– derived from “To A Mouse” by Robert Burns
Despite what would be countless hours in planning and organizing an event, inevitably there is a chance of something going wrong. Whether it be bad weather, a power outage, an act delayed in travel, or a miscommunication resulting in far too few event staff on hand, there will always be challenges. How you handle and overcome the challenges thrown before you will often directly impact the result at the end. For this very reason, there are 3 things every event manager should know in case that challenge is a medical emergency.
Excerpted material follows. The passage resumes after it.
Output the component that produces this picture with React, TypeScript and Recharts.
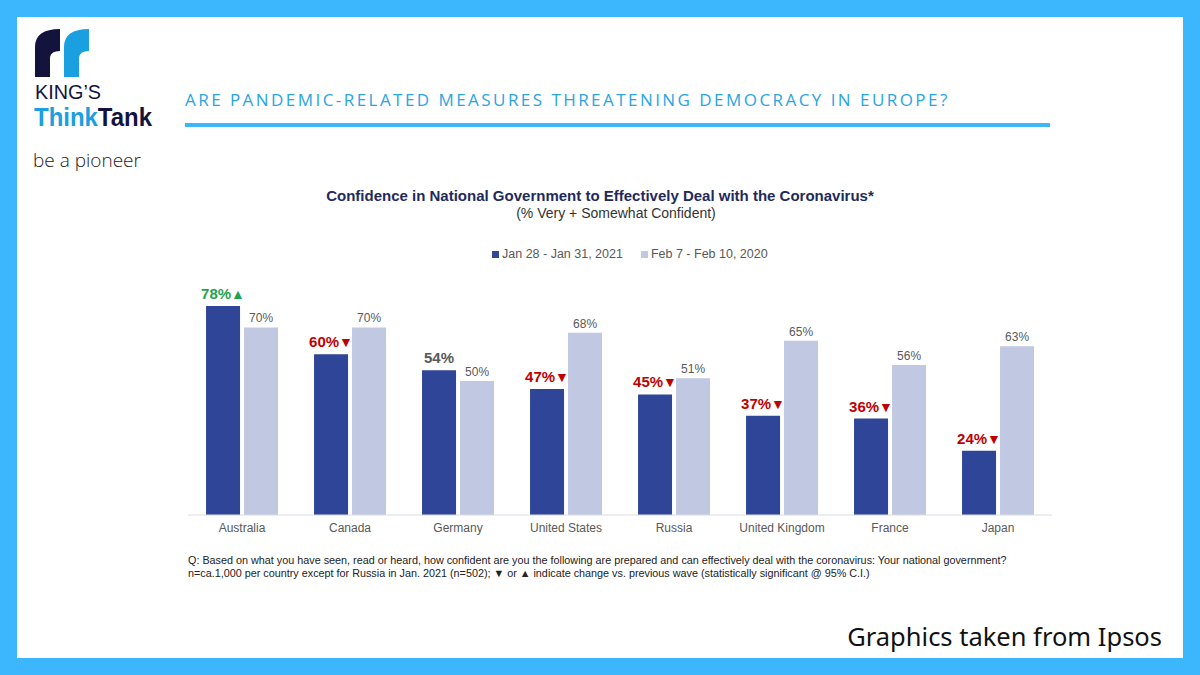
import React from "react";
import { BarChart, Bar, XAxis, YAxis, LabelList } from "recharts";

const countries = [
  "Australia",
  "Canada",
  "Germany",
  "United States",
  "Russia",
  "United Kingdom",
  "France",
  "Japan",
];
const jan2021 = [78, 60, 54, 47, 45, 37, 36, 24];
const feb2020 = [70, 70, 50, 68, 51, 65, 56, 63];
const change = ["up", "down", "none", "down", "down", "down", "down", "down"];

const seriesNames = ["Jan 28 - Jan 31, 2021", "Feb 7 - Feb 10, 2020"];

const data = countries.map((c, i) => ({
  country: c,
  jan: jan2021[i],
  feb: feb2020[i],
  change: change[i],
}));

const ARIAL = "Arial, 'Liberation Sans', sans-serif";
const DARK = "#2f4597";
const LIGHT = "#c1c9e2";
const FRAME = "#3cb6fc";

function DarkLabel(props: any) {
  const { x, y, width, value, index } = props;
  const ch = change[index];
  const color = ch === "up" ? "#1fa34f" : ch === "down" ? "#c00000" : "#595959";
  const arrow = ch === "up" ? "\u25B2" : ch === "down" ? "\u25BC" : "";
  return (
    <text
      x={x + width / 2}
      y={y - 7}
      textAnchor="middle"
      fontFamily={ARIAL}
      fontWeight="bold"
      fontSize={15}
      fill={color}
    >
      {value}%
      {arrow && <tspan fontSize={14}>{arrow}</tspan>}
    </text>
  );
}

function LightLabel(props: any) {
  const { x, y, width, value } = props;
  return (
    <text
      x={x + width / 2}
      y={y - 5}
      textAnchor="middle"
      fontFamily={ARIAL}
      fontSize={12}
      fill="#595959"
    >
      {value}%
    </text>
  );
}

function Logo() {
  return (
    <svg width={160} height={150} style={{ position: "absolute", left: 30, top: 25 }}>
      <path d="M5,52 L5,22 Q5,4 30,4 L30,26 Q21,26 20,32 L20,52 Z" fill="#13133d" />
      <path d="M34,52 L34,22 Q34,4 59,4 L59,26 Q50,26 49,32 L49,52 Z" fill="#1a9fe0" />
      <text
        x={5}
        y={74}
        fontFamily={ARIAL}
        fontSize={21}
        fill="#13133d"
        textLength={66}
        lengthAdjust="spacingAndGlyphs"
      >
        KING’S
      </text>
      <text
        x={4}
        y={101}
        fontFamily={ARIAL}
        fontSize={26}
        fontWeight="bold"
        textLength={118}
        lengthAdjust="spacingAndGlyphs"
      >
        <tspan fill="#1a9fe0">Think</tspan>
        <tspan fill="#13133d">Tank</tspan>
      </text>
    </svg>
  );
}

export default function App() {
  return (
    <div
      style={{
        position: "absolute",
        left: 0,
        top: 0,
        width: 1200,
        height: 675,
        background: FRAME,
        overflow: "hidden",
      }}
    >
      <div
        style={{
          position: "absolute",
          left: 17,
          top: 17,
          width: 1166,
          height: 641,
          background: "#ffffff",
        }}
      />
      <Logo />
      <div
        style={{
          position: "absolute",
          left: 33,
          top: 147,
          fontFamily: "'Open Sans', sans-serif",
          fontSize: 19,
          fontWeight: 300,
          color: "#222",
        }}
      >
        be a pioneer
      </div>
      <div
        style={{
          position: "absolute",
          left: 185,
          top: 88,
          fontFamily: "'Open Sans', sans-serif",
          fontSize: 17,
          letterSpacing: 2.45,
          color: "#2aa4e2",
          whiteSpace: "nowrap",
        }}
      >
        ARE PANDEMIC-RELATED MEASURES THREATENING DEMOCRACY IN EUROPE?
      </div>
      <div
        style={{
          position: "absolute",
          left: 185,
          top: 123,
          width: 865,
          height: 4,
          background: FRAME,
        }}
      />
      <div
        style={{
          position: "absolute",
          left: 0,
          width: 1200,
          top: 187,
          textAlign: "center",
          fontFamily: ARIAL,
          color: "#1f2a5c",
        }}
      >
        <div style={{ fontSize: 15, fontWeight: "bold", lineHeight: "18px" }}>
          Confidence in National Government to Effectively Deal with the Coronavirus*
        </div>
        <div style={{ fontSize: 14, color: "#333", lineHeight: "17px", paddingLeft: 32 }}>
          (% Very + Somewhat Confident)
        </div>
      </div>
      <div
        style={{
          position: "absolute",
          left: 492,
          top: 247,
          display: "flex",
          gap: 18,
          fontFamily: ARIAL,
          fontSize: 12.5,
          color: "#595959",
          whiteSpace: "nowrap",
        }}
      >
        {[DARK, LIGHT].map((col, i) => (
          <div key={i} style={{ display: "flex", alignItems: "center", gap: 3 }}>
            <span style={{ display: "inline-block", width: 7, height: 7, background: col }} />
            <span>{seriesNames[i]}</span>
          </div>
        ))}
      </div>
      <div style={{ position: "absolute", left: 0, top: 230 }}>
        <BarChart
          width={1200}
          height={320}
          data={data}
          margin={{ top: 70.6, right: 148, bottom: 5, left: 188 }}
          barCategoryGap="16.7%"
          barGap={4}
        >
          <XAxis
            dataKey="country"
            tickLine={false}
            axisLine={{ stroke: "#d9dce8" }}
            tick={{ fontFamily: ARIAL, fontSize: 12, fill: "#595959" }}
            interval={0}
          />
          <YAxis hide domain={[0, 80]} />
          <Bar dataKey="jan" fill={DARK} isAnimationActive={false}>
            <LabelList dataKey="jan" content={DarkLabel} />
          </Bar>
          <Bar dataKey="feb" fill={LIGHT} isAnimationActive={false}>
            <LabelList dataKey="feb" content={LightLabel} />
          </Bar>
        </BarChart>
      </div>
      <div
        style={{
          position: "absolute",
          left: 188,
          top: 554,
          fontFamily: ARIAL,
          fontSize: 10.8,
          lineHeight: "13px",
          color: "#222",
          whiteSpace: "nowrap",
        }}
      >
        <div>
          Q: Based on what you have seen, read or heard, how confident are you the following are prepared and can effectively deal with the coronavirus: Your national government?
        </div>
        <div>
          n=ca.1,000 per country except for Russia in Jan. 2021 (n=502); ▼ or ▲ indicate change vs. previous wave (statistically significant @ 95% C.I.)
        </div>
      </div>
      <div
        style={{
          position: "absolute",
          right: 38,
          top: 619,
          fontFamily: "'Noto Sans', sans-serif",
          fontSize: 25.5,
          color: "#111",
          whiteSpace: "nowrap",
        }}
      >
        Graphics taken from Ipsos
      </div>
    </div>
  );
}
Location, Location, Location
When calling for help location is key. Be sure to have on hand the following:
- The actual physical address of your venue
- The location in the venue where your event is
- The actual location of the emergency within the event
Having the wrong location is the #1 cause of a delayed response for emergency services. Do your best to prevent misinformation when the emergency actually happens.
Who You Gonna Call?
The vast majority of communities in the United States use 9-1-1 as their emergency number, however, there may be some exceptions. The use of 9-1-1 is more localized than you may realize. Incoming calls are routed to a Public Safety Answering Point that could be operated by the town, county, or even the state.
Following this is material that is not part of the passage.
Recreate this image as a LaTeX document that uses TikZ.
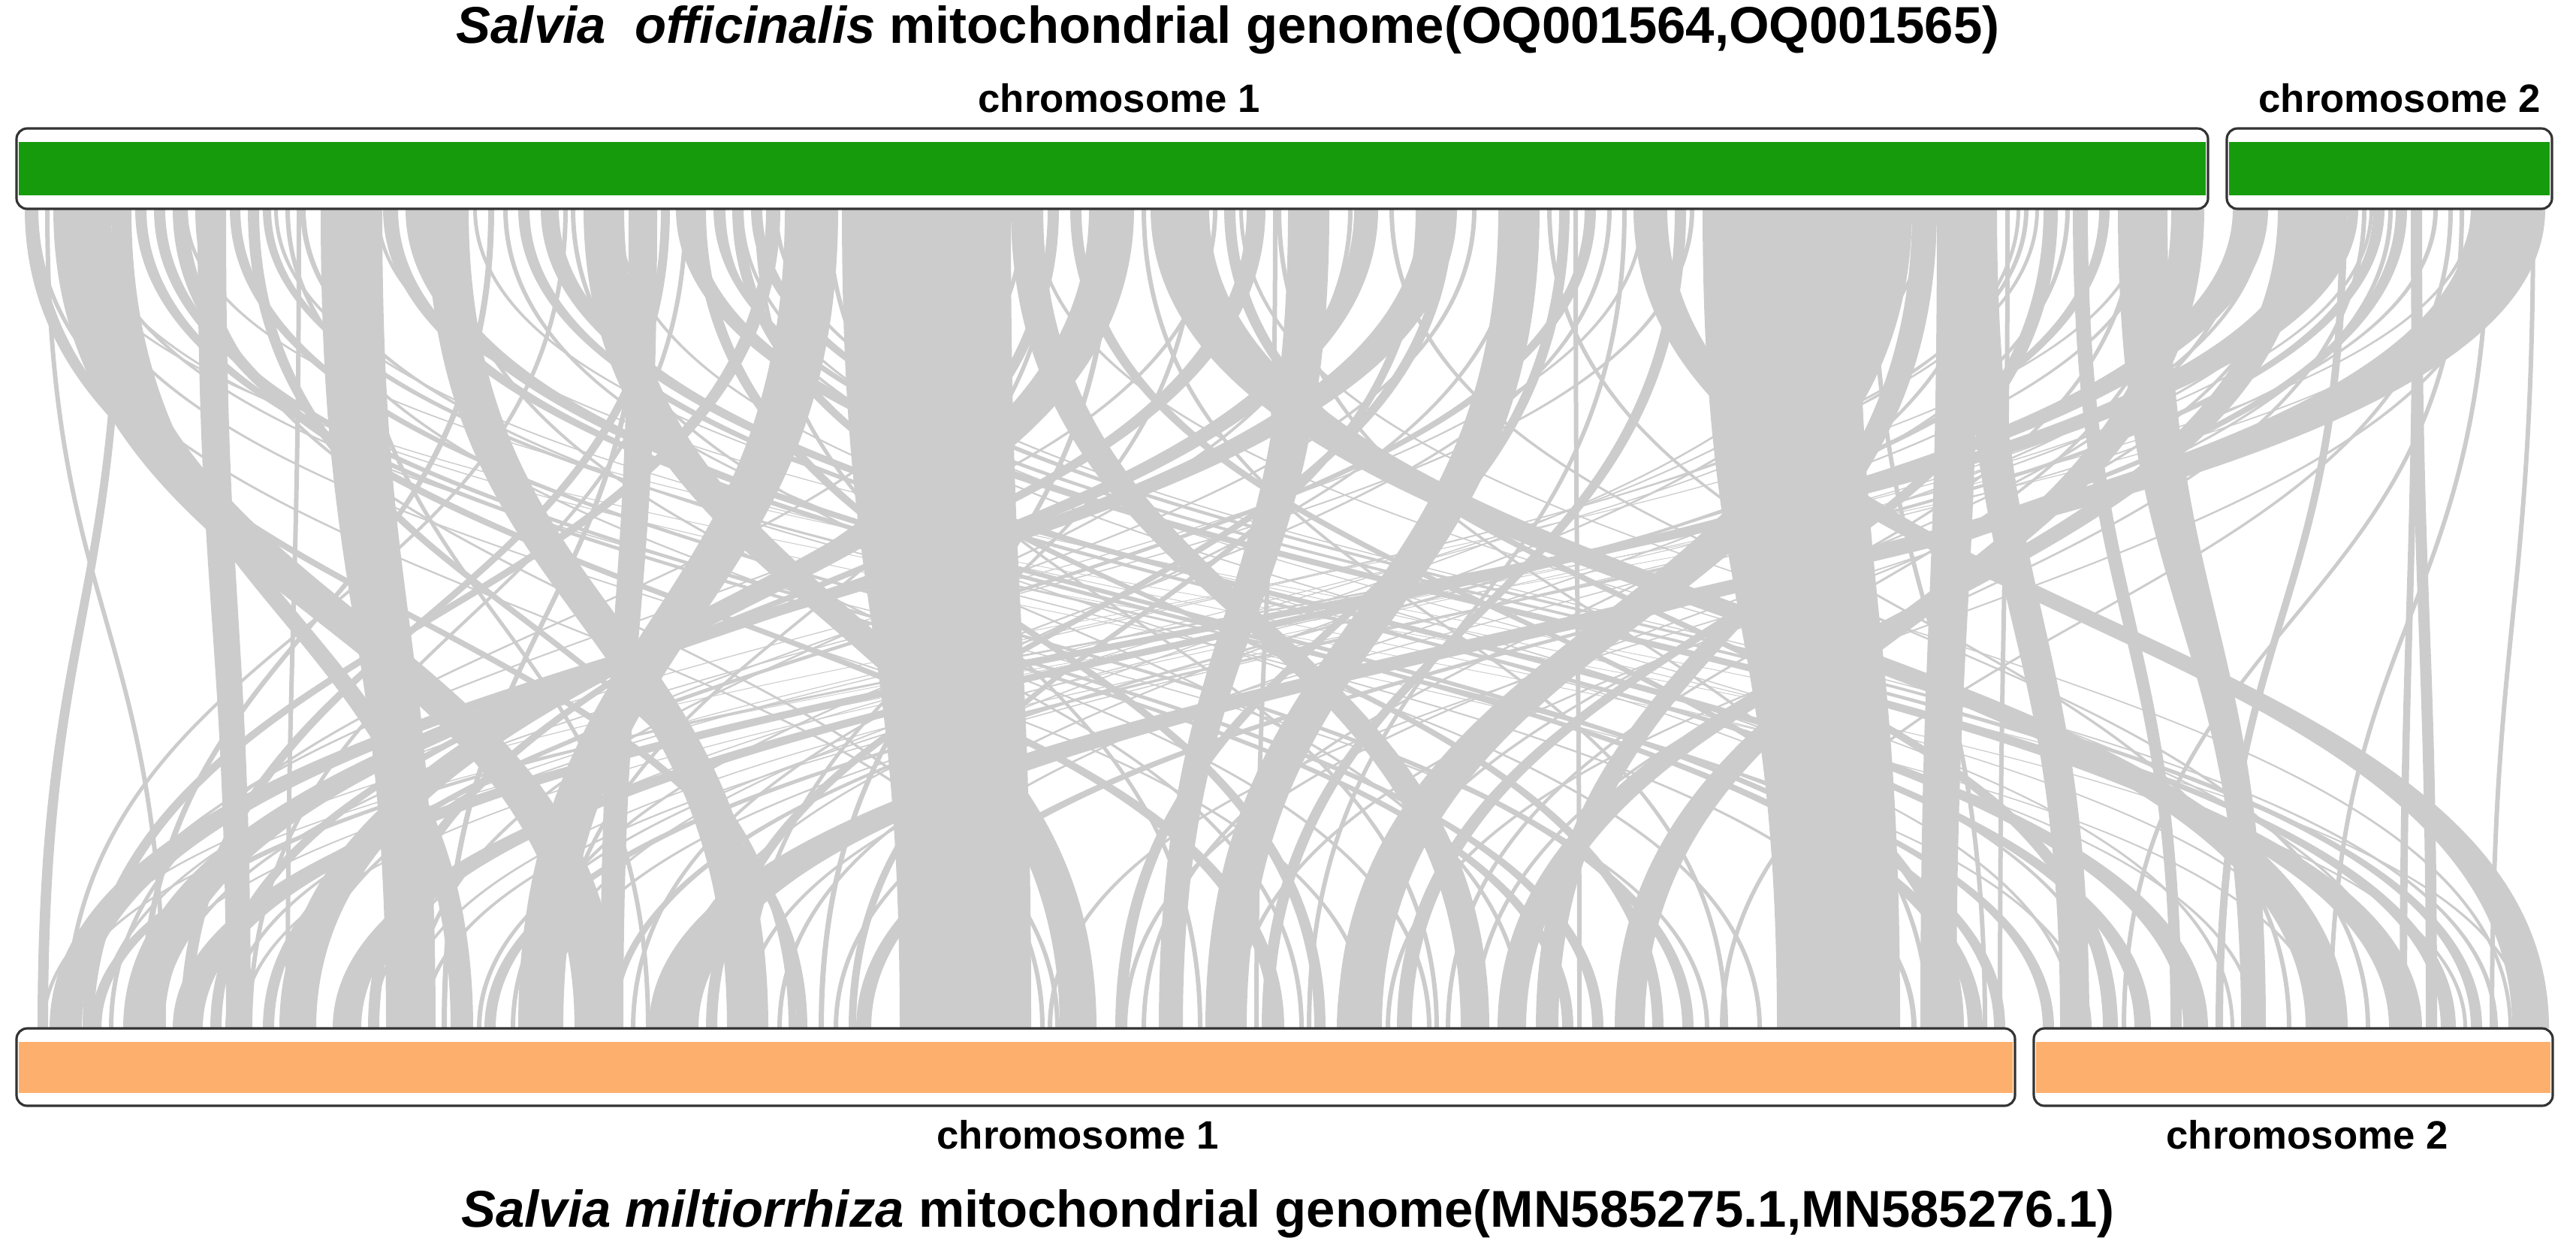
\documentclass[tikz,border=0pt]{standalone}
\usepackage{fontspec}
\setmainfont{Liberation Sans}
\definecolor{linkgrey}{RGB}{204,204,204}
\definecolor{sogreen}{RGB}{22,155,12}
\definecolor{smorange}{RGB}{253,176,110}
\tikzset{
  chrbar/.style={draw=black!80,line width=0.9pt,fill=white,rounded corners=4pt},
  chrlab/.style={font=\fontsize{15}{18}\selectfont\bfseries,inner sep=0pt,anchor=base},
  gentitle/.style={font=\fontsize{19.6}{23}\selectfont\bfseries,inner sep=0pt},
  ribbon/.style={fill=linkgrey,draw=none}
}
\begin{document}
\begin{tikzpicture}
    \useasboundingbox (0,0) rectangle (34.30,-16.59);
    \foreach \a/\b/\c/\d in {11.21/13.46/11.98/13.73, 22.67/24.75/23.66/25.30, 4.27/5.09/5.14/5.80, 2.63/3.01/3.01/3.34,
        0.71/1.48/7.65/8.25, 10.45/11.16/6.90/7.50, 19.95/20.50/16.05/16.60, 32.90/33.89/8.64/9.30,
        21.75/22.20/33.45/33.94, 13.46/13.89/19.45/19.83, 15.32/16.10/30.70/31.26, 30.33/30.72/19.94/20.32,
        28.20/28.86/29.84/30.17, 26.13/26.59/27.43/27.82, 28.91/29.35/21.50/21.90, 14.50/15.10/3.72/4.21,
        18.90/19.40/0.66/1.09, 5.69/6.24/9.68/10.23, 7.77/8.31/14.11/14.60, 8.37/8.75/7.99/8.30,
        1.48/1.75/6.00/6.30, 17.15/17.70/15.43/15.75, 18.03/18.35/1.64/2.19, 25.79/26.34/25.57/26.05,
        24.75/25.46/17.81/18.40, 29.73/30.20/4.43/4.81, 30.72/31.26/2.30/2.70, 1.55/1.65/0.50/0.64,
        0.33/0.50/10.60/10.75, 6.90/7.05/28.42/28.64, 7.20/7.44/29.07/29.40, 9.00/9.25/31.81/32.25,
        9.50/9.62/32.50/32.70, 10.00/10.15/32.90/33.05, 5.10/5.30/26.20/26.40, 5.40/5.69/26.55/26.70,
        31.26/31.40/1.20/1.35, 31.60/31.75/6.45/6.60, 31.90/32.05/11.40/11.60, 32.10/32.25/32.30/32.45,
        1.80/1.95/20.80/20.95, 2.05/2.20/21.20/21.35, 2.30/2.50/16.90/17.10, 3.06/3.20/22.40/22.55,
        3.30/3.45/10.50/10.60, 3.50/3.61/27.20/27.35, 8.80/8.92/2.40/2.55, 9.25/9.40/17.50/17.65,
        9.75/9.90/22.00/22.15, 10.20/10.39/1.10/1.25, 13.95/14.10/4.90/5.05, 14.25/14.40/26.00/26.15,
        16.30/16.45/28.00/28.20, 16.60/16.85/2.80/2.95, 18.85/18.97/11.30/11.40, 19.20/19.35/9.40/9.55,
        20.76/20.90/14.85/15.00, 21.10/21.25/3.50/3.65, 22.30/22.45/16.80/16.95, 27.21/27.40/18.60/18.80,
        27.60/27.80/28.90/29.05, 27.95/28.09/8.10/8.20, 25.46/25.79/20.45/20.75, 31.15/31.25/29.50/29.60,
        32.12/32.20/31.95/32.05}
        \fill[ribbon] (\a,-2.78) .. controls (\a,-8.235) and (\c,-8.235) .. (\c,-13.69) -- (\d,-13.69)
            .. controls (\d,-8.235) and (\b,-8.235) .. (\b,-2.78) -- cycle;
    \foreach \a/\b/\c/\d in {0.90/0.96/18.20/18.26, 1.25/1.31/22.70/22.76, 2.60/2.66/13.85/13.91, 3.80/3.86/19.00/19.06,
        4.00/4.07/25.45/25.52, 5.95/6.01/17.30/17.36, 6.50/6.58/1.85/1.93, 6.70/6.76/23.40/23.46,
        7.50/7.56/0.85/0.91, 8.55/8.62/5.88/5.95, 9.10/9.16/3.30/3.36, 9.60/9.66/28.10/28.16,
        10.05/10.11/15.95/16.01, 10.30/10.36/33.20/33.26, 13.60/13.66/1.45/1.51, 14.00/14.06/7.30/7.36,
        14.75/14.82/10.90/10.97, 15.20/15.26/22.95/23.01, 15.90/15.96/9.90/9.96, 16.15/16.21/0.95/1.01,
        17.00/17.06/25.65/25.71, 17.95/18.01/5.45/5.51, 18.50/18.56/31.50/31.56, 19.60/19.66/3.95/4.01,
        20.20/20.26/8.40/8.46, 20.60/20.66/30.45/30.51, 21.40/21.46/6.80/6.86, 21.60/21.66/17.40/17.46,
        22.50/22.56/2.10/2.16, 25.30/25.36/10.35/10.41, 26.45/26.51/15.20/15.26, 26.95/27.01/3.00/3.06,
        27.50/27.56/11.10/11.16, 28.40/28.46/17.80/17.86, 28.70/28.76/6.35/6.41, 29.00/29.06/19.25/19.31,
        29.85/29.91/14.95/15.01, 30.10/30.16/9.85/9.91, 30.50/30.56/16.40/16.46, 30.95/31.01/7.20/7.26,
        31.45/31.51/19.60/19.66, 31.80/31.86/13.95/14.01, 32.40/32.46/5.60/5.66, 32.60/32.66/22.90/22.96,
        32.75/32.81/28.25/28.31, 33.10/33.16/31.00/31.06, 33.30/33.36/18.45/18.51, 33.70/33.76/33.15/33.21,
        0.60/0.66/2.15/2.21, 24.90/24.96/26.40/26.46, 11.00/11.06/19.10/19.16, 4.60/4.66/8.60/8.66,
        20.95/21.01/21.00/21.06, 3.95/4.01/3.80/3.86, 16.95/17.01/16.70/16.76, 26.70/26.76/26.60/26.66,
        0.45/0.51/14.05/14.11, 7.60/7.66/20.25/20.31, 0.80/0.85/30.90/30.95, 1.10/1.15/27.80/27.85,
        2.45/2.50/32.80/32.85, 3.65/3.70/30.00/30.05, 5.00/5.05/33.60/33.65, 6.30/6.35/31.20/31.25,
        8.20/8.25/27.60/27.65, 9.85/9.90/29.70/29.75, 13.75/13.80/32.00/32.05, 16.50/16.55/33.40/33.45,
        33.50/33.55/1.70/1.75, 32.90/32.95/0.75/0.80, 31.55/31.60/3.20/3.25, 30.80/30.85/5.30/5.35,
        28.55/28.60/0.55/0.60, 27.10/27.15/2.60/2.65, 26.85/26.90/4.95/5.00, 25.60/25.65/7.10/7.15,
        24.95/25.00/8.90/8.95, 21.85/21.90/1.30/1.35}
        \fill[ribbon] (\a,-2.78) .. controls (\a,-8.235) and (\c,-8.235) .. (\c,-13.69) -- (\d,-13.69)
            .. controls (\d,-8.235) and (\b,-8.235) .. (\b,-2.78) -- cycle;
    \draw[chrbar] (0.22,-1.71) rectangle (29.40,-2.78);
    \fill[sogreen] (0.25,-1.89) rectangle (29.37,-2.60);
    \draw[chrbar] (29.65,-1.71) rectangle (33.98,-2.78);
    \fill[sogreen] (29.68,-1.89) rectangle (33.95,-2.60);
    \draw[chrbar] (0.22,-13.69) rectangle (26.83,-14.72);
    \fill[smorange] (0.25,-13.87) rectangle (26.80,-14.55);
    \draw[chrbar] (27.08,-13.69) rectangle (33.99,-14.72);
    \fill[smorange] (27.11,-13.87) rectangle (33.96,-14.55);
    \node[gentitle] (sotitle) at (16.35,-0.40) {\textit{Salvia\ \ officinalis} mitochondrial genome(OQ001564,OQ001565)};
    \node[chrlab] (so1) at (14.90,-1.49) {chromosome 1};
    \node[chrlab] (so2) at (31.95,-1.49) {chromosome 2};
    \node[chrlab] (sm1) at (14.35,-15.29) {chromosome 1};
    \node[chrlab] (sm2) at (30.72,-15.29) {chromosome 2};
    \node[gentitle] (smtitle) at (17.15,-16.16) {\textit{Salvia miltiorrhiza} mitochondrial genome(MN585275.1,MN585276.1)};
\end{tikzpicture}
\end{document}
It is also good to have the non-emergency phone numbers for Police, Fire Department, and EMS. You do not want to use the emergency number for a non-emergent situation. In all likelihood, these numbers will be all different from one another but can come in handy especially where permitting and street closures are scheduled.
If you’re looking to call the Ghostbusters, their number happens to be 555-2368. Don’t worry, after all these years, they’re still ready to believe you. Mention Event Medical Services NYC and they’ll give you 10% off the Containment Fee.
You need to be able to document as much as you can yourself. Do not depend on the responders to provide you with any detailed information. If it is a medical emergency the responding agencies are covered entities under the Health Insurance Portability and Accountability Act (HIPAA) and will not release any of the guest’s Protected Health Information (PHI). This does NOT stop you from finding out yourself by directly asking the patient, bystander, or witness for the information.
Key demographic information such as name, age, what happened, where they are being taken (if being removed from the event) and a way to contact the guest should be the main priorities. Following up with a guest who has experienced an emergency at the event is vital from a guest services perspective. In order to do so you need to have their name and either an e-mail or a phone number.